I just noticed that this length is only used in the clamp call below. We should slightly optimize by not putting it into a local variable in the isInt32 code path.
Comment 7 Jordan Harband 2015-04-30 16:09:39 PDT
Thanks, all fixed in the next patch
Comment 8 Jordan Harband 2015-04-30 16:41:58 PDT
Created attachment 252113 [details]
Patch
Comment 9 Darin Adler 2015-05-01 14:57:43 PDT
Comment on attachment 252113 [details]
Patch

View in context: https://bugs.webkit.org/attachment.cgi?id=252113&action=review

> Source/JavaScriptCore/runtime/StringPrototype.cpp:1707
> +        if (exec->hadException())
> +            return JSValue::encode(jsUndefined());

If we cared to, we could get away with leaving out this early exit.
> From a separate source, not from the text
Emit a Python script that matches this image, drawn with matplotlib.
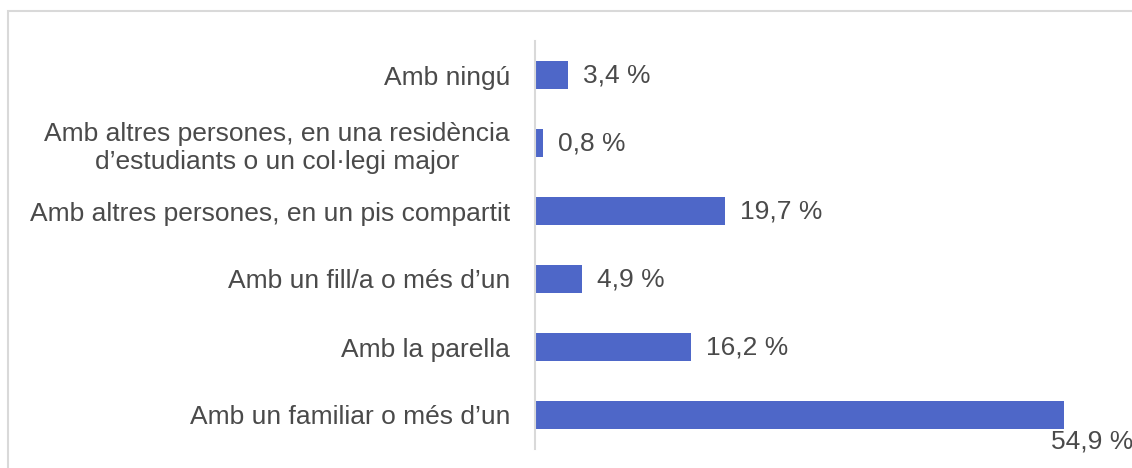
import matplotlib.pyplot as plt

plt.rcParams['font.family'] = ['Liberation Sans', 'DejaVu Sans']

# dades (de dalt a baix)
categories = [
    "Amb ningú",
    "Amb altres persones, en una residència\nd’estudiants o un col·legi major",
    "Amb altres persones, en un pis compartit",
    "Amb un fill/a o més d’un",
    "Amb la parella",
    "Amb un familiar o més d’un",
]
values = [3.4, 0.8, 19.7, 4.9, 16.2, 54.9]
labels = ["3,4 %", "0,8 %", "19,7 %", "4,9 %", "16,2 %", "54,9 %"]

bar_color = '#4E67C8'
text_color = '#4A4A4A'

fig = plt.figure(figsize=(11.32, 4.68), dpi=100)
ax = fig.add_axes([535 / 1132, 19 / 468, 578 / 1132, 408 / 468])

y = list(range(len(categories)))
ax.barh(y, values, height=0.4, color=bar_color)
ax.set_ylim(len(categories) - 0.5, -0.5)
ax.set_xlim(0, 60)

ax.set_yticks(y)
ax.set_yticklabels(categories, fontsize=19, color=text_color,
                   multialignment='center', linespacing=1.25)
ax.tick_params(axis='y', length=0, pad=18)
ax.set_xticks([])

for s in ['top', 'right', 'bottom']:
    ax.spines[s].set_visible(False)
ax.spines['left'].set_color('#D9D9D9')
ax.spines['left'].set_linewidth(1.5)

# etiquetes de valor
for i, (v, lab) in enumerate(zip(values, labels)):
    if i == len(values) - 1:
        ax.annotate(lab, (v, i), xytext=(-9, -19), textcoords='offset points',
                    ha='left', va='center', fontsize=19, color=text_color,
                    annotation_clip=False)
    else:
        ax.annotate(lab, (v, i), xytext=(11, 0), textcoords='offset points',
                    ha='left', va='center', fontsize=19, color=text_color)

# marc del gràfic
fig.add_artist(plt.Rectangle((7.5 / 1132, -0.1), 1.2, 0.1 + (468 - 11) / 468,
                             transform=fig.transFigure, fill=False,
                             ec='#D9D9D9', lw=1.5))

fig.savefig('out.png', dpi=100)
We would see if we wrote a test that the code has no effect other than performance optimization; roughly speaking, there’d be no way to write a test that would notice the presence or absence of this code. That’s because the code below has no observable side effects. It’s hard to build tests that cover exception handling in cases like this -- we need to pass objects in that have custom valueOf functions with side effects or something like that. No reason you have to do that in this patch, though.

> Source/JavaScriptCore/runtime/StringPrototype.cpp:1740
> +        if (exec->hadException())
> +            return JSValue::encode(jsUndefined());

Same thing.

> Source/JavaScriptCore/runtime/StringPrototype.cpp:1772
> +        if (exec->hadException())
> +            return JSValue::encode(jsUndefined());

Same here.
Comment 10 WebKit Commit Bot 2015-05-01 15:45:47 PDT
Comment on attachment 252113 [details]
Patch

Clearing flags on attachment: 252113

Committed r183694: <http://trac.webkit.org/changeset/183694>
Comment 11 WebKit Commit Bot 2015-05-01 15:45:52 PDT
All reviewed patches have been landed.  Closing bug.